## ENTRIES PROVIDED
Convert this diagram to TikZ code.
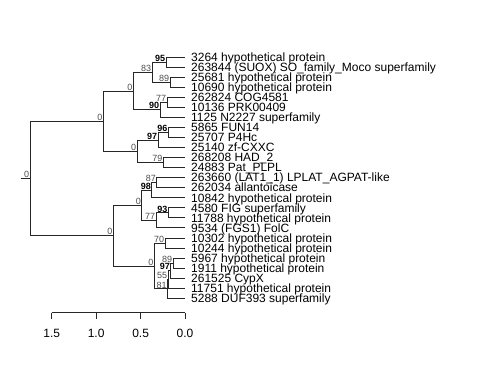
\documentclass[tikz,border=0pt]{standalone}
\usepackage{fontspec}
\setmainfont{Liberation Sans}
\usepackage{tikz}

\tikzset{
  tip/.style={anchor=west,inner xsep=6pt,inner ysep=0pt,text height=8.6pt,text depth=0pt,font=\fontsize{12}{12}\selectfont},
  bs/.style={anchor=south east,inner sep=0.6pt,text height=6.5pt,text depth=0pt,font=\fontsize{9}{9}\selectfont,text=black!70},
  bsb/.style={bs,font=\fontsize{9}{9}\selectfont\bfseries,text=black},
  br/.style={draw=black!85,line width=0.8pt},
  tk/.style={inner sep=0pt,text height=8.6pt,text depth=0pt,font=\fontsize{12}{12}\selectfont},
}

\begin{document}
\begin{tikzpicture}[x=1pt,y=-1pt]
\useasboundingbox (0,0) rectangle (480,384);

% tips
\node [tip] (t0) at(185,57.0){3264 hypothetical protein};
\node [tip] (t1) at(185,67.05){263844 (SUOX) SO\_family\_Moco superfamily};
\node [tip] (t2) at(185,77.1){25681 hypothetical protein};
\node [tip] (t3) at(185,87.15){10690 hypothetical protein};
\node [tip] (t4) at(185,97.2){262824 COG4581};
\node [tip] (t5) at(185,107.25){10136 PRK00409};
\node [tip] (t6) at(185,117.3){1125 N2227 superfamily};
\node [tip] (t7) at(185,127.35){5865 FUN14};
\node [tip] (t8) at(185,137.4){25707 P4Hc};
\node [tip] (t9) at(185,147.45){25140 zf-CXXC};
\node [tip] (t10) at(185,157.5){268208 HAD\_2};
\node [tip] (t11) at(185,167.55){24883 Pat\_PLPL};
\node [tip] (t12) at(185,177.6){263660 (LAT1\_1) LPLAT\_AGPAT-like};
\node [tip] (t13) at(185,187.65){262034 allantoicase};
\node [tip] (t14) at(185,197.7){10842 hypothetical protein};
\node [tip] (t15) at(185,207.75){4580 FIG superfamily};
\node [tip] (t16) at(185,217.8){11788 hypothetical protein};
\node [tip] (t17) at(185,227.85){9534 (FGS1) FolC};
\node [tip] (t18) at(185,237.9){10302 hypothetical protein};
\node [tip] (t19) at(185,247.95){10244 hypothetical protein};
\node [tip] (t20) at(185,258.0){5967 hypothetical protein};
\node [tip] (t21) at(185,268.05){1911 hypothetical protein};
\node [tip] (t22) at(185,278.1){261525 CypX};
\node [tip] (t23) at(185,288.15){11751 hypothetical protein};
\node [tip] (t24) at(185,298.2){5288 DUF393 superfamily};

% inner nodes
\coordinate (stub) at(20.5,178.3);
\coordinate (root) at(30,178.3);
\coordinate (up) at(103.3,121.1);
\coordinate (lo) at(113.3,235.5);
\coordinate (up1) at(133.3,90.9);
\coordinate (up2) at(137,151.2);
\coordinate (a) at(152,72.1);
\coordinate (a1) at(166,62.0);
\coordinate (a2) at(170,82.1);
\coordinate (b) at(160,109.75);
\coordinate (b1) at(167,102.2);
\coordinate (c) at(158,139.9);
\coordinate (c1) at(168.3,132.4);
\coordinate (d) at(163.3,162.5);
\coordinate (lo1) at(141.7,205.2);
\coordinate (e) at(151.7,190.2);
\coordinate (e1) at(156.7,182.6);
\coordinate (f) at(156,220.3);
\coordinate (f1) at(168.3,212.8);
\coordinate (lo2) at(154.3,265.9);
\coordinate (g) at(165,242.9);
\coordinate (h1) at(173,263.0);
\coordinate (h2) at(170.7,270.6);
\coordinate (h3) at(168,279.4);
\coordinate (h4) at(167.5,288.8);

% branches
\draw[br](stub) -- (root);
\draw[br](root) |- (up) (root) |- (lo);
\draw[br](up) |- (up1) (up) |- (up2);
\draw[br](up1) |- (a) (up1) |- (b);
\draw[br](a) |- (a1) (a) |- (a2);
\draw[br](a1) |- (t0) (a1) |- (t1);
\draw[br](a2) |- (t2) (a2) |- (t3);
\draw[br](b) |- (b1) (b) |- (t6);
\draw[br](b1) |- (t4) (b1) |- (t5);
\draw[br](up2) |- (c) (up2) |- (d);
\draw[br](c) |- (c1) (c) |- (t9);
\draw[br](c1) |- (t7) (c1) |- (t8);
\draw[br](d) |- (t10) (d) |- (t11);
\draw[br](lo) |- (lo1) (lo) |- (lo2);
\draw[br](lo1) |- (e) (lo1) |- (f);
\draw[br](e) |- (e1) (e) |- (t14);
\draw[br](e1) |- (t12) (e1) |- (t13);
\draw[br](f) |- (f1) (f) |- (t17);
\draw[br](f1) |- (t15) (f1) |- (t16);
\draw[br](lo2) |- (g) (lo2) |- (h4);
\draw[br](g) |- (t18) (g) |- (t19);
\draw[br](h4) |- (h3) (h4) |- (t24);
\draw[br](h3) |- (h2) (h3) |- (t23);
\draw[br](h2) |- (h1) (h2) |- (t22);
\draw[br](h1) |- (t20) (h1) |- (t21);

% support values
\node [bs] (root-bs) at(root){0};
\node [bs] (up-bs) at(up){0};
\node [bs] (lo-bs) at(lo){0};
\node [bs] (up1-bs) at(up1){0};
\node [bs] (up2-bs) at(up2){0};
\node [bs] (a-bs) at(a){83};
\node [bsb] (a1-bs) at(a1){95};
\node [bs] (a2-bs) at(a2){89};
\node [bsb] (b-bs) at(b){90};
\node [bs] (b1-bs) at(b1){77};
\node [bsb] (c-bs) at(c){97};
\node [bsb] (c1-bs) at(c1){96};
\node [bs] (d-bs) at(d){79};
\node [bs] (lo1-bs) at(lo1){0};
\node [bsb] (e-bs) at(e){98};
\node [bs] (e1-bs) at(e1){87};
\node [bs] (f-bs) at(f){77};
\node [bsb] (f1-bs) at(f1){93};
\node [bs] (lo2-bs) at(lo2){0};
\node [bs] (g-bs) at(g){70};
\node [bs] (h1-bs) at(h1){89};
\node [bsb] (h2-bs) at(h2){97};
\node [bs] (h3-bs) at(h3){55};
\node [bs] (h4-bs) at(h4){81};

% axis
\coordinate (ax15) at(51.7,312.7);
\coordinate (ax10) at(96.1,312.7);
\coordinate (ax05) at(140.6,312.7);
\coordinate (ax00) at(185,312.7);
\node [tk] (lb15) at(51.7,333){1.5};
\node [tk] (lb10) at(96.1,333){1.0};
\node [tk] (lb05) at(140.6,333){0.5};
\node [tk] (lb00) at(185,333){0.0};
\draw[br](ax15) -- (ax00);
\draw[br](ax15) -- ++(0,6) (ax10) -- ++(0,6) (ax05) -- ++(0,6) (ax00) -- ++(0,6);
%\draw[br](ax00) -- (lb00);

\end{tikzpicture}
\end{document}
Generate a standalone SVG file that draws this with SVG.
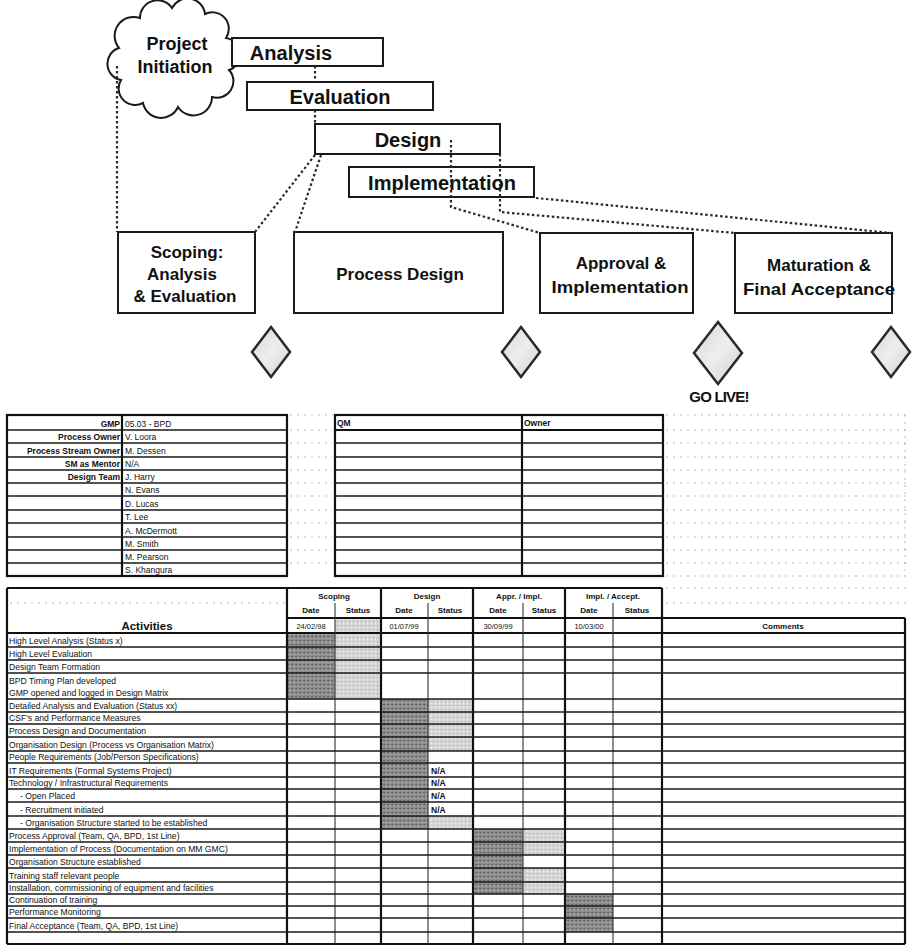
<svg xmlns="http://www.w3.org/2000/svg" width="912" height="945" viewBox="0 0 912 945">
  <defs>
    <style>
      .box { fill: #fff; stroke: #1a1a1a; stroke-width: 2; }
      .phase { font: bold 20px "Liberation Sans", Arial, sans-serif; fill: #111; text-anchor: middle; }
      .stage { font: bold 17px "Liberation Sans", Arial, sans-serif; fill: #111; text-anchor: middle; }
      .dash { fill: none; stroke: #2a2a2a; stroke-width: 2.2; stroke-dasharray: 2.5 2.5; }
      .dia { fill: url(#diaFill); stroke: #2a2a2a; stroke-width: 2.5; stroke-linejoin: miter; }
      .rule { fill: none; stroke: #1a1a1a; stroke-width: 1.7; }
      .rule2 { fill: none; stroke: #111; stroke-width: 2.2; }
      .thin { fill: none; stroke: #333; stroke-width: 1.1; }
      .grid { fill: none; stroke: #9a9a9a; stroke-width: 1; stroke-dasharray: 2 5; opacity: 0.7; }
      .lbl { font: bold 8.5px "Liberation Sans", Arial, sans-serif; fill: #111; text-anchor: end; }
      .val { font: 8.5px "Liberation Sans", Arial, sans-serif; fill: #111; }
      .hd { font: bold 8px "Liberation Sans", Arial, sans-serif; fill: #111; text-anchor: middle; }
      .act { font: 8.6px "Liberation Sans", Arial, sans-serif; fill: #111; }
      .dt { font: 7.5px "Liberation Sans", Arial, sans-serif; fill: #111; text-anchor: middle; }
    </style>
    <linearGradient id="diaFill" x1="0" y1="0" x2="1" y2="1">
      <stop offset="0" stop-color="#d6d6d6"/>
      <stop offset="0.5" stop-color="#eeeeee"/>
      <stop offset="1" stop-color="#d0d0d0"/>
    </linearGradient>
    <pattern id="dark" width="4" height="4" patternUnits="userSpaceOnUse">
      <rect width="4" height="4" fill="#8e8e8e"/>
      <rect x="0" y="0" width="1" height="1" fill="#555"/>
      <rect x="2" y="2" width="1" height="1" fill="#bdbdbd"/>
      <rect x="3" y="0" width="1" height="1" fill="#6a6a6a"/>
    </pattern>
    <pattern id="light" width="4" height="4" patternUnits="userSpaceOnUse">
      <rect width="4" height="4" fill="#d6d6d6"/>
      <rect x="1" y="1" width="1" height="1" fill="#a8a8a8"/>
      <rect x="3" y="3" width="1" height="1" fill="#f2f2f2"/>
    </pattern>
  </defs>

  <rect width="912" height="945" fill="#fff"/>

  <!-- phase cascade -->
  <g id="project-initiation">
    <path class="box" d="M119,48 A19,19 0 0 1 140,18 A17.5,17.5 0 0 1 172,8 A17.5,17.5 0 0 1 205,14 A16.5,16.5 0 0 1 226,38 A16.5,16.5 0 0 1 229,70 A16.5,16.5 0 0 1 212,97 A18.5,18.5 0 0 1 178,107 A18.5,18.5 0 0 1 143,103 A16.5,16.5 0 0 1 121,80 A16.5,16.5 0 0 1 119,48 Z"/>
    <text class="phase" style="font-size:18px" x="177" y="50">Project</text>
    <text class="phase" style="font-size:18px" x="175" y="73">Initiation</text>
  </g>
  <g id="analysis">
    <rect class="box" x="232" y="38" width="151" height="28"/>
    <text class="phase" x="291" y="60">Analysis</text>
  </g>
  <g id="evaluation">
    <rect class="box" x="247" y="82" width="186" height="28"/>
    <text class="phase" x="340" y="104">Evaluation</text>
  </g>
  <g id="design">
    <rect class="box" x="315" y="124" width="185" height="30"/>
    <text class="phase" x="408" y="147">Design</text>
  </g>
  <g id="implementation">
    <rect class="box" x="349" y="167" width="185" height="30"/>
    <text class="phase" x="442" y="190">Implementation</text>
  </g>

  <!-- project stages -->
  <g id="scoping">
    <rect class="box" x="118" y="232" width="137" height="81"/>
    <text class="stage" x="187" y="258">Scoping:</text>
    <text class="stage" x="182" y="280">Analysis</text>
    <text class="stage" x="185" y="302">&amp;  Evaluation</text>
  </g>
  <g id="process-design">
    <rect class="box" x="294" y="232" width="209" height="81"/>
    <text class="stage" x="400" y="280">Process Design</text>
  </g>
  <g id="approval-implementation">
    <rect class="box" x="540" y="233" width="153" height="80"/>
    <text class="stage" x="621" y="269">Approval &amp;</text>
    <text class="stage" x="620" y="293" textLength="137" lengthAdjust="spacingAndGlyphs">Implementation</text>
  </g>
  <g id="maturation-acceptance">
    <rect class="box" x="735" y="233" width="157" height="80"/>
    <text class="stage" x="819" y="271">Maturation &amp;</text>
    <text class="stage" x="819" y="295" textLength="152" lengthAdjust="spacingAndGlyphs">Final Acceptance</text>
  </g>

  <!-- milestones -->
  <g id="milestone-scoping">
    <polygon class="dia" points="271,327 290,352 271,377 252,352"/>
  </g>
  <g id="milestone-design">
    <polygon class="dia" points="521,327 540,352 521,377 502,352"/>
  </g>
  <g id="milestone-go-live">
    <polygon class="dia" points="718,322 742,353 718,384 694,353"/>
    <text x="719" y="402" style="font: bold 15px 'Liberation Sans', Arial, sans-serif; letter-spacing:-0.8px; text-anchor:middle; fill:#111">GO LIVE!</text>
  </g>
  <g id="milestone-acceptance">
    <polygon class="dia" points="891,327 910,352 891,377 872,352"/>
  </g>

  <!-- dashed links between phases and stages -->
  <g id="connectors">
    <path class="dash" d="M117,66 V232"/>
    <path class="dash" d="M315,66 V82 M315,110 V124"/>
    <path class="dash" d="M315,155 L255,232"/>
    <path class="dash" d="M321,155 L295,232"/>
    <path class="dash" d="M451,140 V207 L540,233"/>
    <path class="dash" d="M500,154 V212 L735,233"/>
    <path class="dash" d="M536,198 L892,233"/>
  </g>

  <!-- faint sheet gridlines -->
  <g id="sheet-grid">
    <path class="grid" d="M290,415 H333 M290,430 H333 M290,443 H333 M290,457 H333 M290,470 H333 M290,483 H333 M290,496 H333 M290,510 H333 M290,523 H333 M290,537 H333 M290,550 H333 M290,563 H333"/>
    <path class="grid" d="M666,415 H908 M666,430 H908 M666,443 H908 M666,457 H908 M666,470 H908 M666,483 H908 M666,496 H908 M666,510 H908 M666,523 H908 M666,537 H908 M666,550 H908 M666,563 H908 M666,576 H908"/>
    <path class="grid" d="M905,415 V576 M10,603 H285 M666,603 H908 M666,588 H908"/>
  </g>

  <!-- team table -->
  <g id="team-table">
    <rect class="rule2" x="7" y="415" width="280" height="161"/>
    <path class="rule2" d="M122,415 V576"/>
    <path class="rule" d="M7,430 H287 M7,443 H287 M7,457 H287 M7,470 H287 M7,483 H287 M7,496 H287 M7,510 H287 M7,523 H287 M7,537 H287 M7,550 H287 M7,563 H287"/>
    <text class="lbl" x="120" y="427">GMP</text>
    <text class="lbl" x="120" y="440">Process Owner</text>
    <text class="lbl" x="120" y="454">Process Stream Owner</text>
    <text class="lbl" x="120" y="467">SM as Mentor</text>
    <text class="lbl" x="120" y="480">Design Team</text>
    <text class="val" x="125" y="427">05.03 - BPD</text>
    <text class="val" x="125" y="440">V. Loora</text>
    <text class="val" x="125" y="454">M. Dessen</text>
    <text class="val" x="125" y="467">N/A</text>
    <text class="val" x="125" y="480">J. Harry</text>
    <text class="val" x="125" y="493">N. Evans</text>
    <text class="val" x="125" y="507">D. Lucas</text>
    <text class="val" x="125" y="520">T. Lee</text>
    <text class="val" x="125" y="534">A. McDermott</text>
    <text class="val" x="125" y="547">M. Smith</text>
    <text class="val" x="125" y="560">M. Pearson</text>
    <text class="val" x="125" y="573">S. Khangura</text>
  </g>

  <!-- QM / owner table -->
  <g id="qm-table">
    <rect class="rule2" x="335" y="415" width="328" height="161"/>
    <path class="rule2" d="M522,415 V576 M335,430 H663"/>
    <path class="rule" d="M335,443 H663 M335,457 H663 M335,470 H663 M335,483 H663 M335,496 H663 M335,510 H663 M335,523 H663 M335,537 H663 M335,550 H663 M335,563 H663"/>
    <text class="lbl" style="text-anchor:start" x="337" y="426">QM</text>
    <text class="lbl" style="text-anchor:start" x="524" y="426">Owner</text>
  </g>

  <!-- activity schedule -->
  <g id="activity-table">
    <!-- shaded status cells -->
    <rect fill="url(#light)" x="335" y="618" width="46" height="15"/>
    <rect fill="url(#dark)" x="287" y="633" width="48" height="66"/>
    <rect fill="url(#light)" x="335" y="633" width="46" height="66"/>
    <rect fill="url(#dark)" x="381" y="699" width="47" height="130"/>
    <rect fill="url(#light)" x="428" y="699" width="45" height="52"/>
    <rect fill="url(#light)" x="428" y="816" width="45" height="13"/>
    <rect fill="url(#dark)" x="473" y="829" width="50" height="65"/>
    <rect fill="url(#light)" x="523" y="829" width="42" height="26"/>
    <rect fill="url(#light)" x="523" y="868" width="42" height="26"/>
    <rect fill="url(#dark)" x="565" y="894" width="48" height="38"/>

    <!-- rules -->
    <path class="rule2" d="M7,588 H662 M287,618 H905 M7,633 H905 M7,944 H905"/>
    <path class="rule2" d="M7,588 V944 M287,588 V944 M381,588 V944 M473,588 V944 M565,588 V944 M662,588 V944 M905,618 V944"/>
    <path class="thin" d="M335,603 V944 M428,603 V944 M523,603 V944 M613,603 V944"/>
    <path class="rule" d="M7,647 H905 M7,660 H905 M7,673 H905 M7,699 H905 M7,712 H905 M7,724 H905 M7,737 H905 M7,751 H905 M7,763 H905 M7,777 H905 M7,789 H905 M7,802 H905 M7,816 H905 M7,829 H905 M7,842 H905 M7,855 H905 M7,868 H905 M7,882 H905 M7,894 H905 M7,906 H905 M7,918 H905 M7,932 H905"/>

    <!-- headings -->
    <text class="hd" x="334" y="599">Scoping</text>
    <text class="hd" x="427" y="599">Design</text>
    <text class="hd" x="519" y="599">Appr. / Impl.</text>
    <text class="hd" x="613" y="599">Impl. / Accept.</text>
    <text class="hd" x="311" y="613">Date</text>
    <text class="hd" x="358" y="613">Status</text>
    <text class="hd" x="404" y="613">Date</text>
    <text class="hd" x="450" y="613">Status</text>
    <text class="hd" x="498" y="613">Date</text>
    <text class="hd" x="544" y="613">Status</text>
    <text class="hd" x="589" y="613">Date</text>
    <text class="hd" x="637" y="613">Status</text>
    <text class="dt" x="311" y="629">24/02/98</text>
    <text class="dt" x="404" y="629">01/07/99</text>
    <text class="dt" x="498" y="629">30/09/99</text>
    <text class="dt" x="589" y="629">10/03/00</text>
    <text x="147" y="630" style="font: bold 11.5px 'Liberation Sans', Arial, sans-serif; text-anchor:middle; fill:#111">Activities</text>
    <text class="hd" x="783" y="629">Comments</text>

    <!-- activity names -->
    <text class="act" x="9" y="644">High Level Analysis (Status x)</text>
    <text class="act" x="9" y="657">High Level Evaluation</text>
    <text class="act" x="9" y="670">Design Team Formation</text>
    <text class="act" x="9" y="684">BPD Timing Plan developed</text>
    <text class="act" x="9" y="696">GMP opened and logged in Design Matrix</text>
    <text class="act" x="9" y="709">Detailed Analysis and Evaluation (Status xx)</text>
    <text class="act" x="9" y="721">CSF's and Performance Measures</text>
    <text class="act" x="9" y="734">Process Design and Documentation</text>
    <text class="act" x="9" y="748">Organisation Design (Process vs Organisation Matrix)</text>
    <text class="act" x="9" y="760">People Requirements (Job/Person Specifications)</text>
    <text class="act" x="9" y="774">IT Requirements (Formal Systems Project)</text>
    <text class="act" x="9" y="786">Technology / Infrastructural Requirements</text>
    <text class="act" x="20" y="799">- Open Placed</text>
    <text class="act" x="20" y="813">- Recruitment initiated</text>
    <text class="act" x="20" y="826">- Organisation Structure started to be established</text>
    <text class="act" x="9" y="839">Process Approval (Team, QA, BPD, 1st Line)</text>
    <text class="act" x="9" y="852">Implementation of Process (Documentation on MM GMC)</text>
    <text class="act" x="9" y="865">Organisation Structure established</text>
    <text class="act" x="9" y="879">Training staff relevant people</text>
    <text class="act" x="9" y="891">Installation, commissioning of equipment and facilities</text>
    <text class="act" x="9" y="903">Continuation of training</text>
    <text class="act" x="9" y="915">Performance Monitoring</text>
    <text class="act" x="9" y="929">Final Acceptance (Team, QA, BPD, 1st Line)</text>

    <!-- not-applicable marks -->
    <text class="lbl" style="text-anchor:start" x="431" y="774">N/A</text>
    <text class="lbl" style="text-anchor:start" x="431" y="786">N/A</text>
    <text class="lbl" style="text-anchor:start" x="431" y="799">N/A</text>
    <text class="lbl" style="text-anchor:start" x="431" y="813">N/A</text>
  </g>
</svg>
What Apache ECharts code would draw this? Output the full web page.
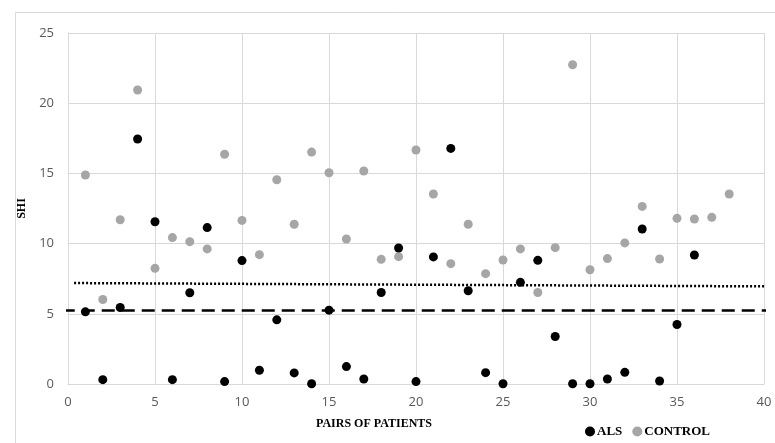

## DIRECTIONS
Starting at the top of the listing above, please restate word for word each line up to and including the one that holds "(0,0) rectangle (480,384);", omitting every image.

## THE OUTPUT
Convert this diagram to TikZ code.
\documentclass[tikz,border=0pt]{standalone}
\usepackage{fontspec}
\setmainfont{Liberation Sans}
\usepackage{tikz}

\tikzset{
  tip/.style={anchor=west,inner xsep=6pt,inner ysep=0pt,text height=8.6pt,text depth=0pt,font=\fontsize{12}{12}\selectfont},
  bs/.style={anchor=south east,inner sep=0.6pt,text height=6.5pt,text depth=0pt,font=\fontsize{9}{9}\selectfont,text=black!70},
  bsb/.style={bs,font=\fontsize{9}{9}\selectfont\bfseries,text=black},
  br/.style={draw=black!85,line width=0.8pt},
  tk/.style={inner sep=0pt,text height=8.6pt,text depth=0pt,font=\fontsize{12}{12}\selectfont},
}

\begin{document}
\begin{tikzpicture}[x=1pt,y=-1pt]
\useasboundingbox (0,0) rectangle (480,384);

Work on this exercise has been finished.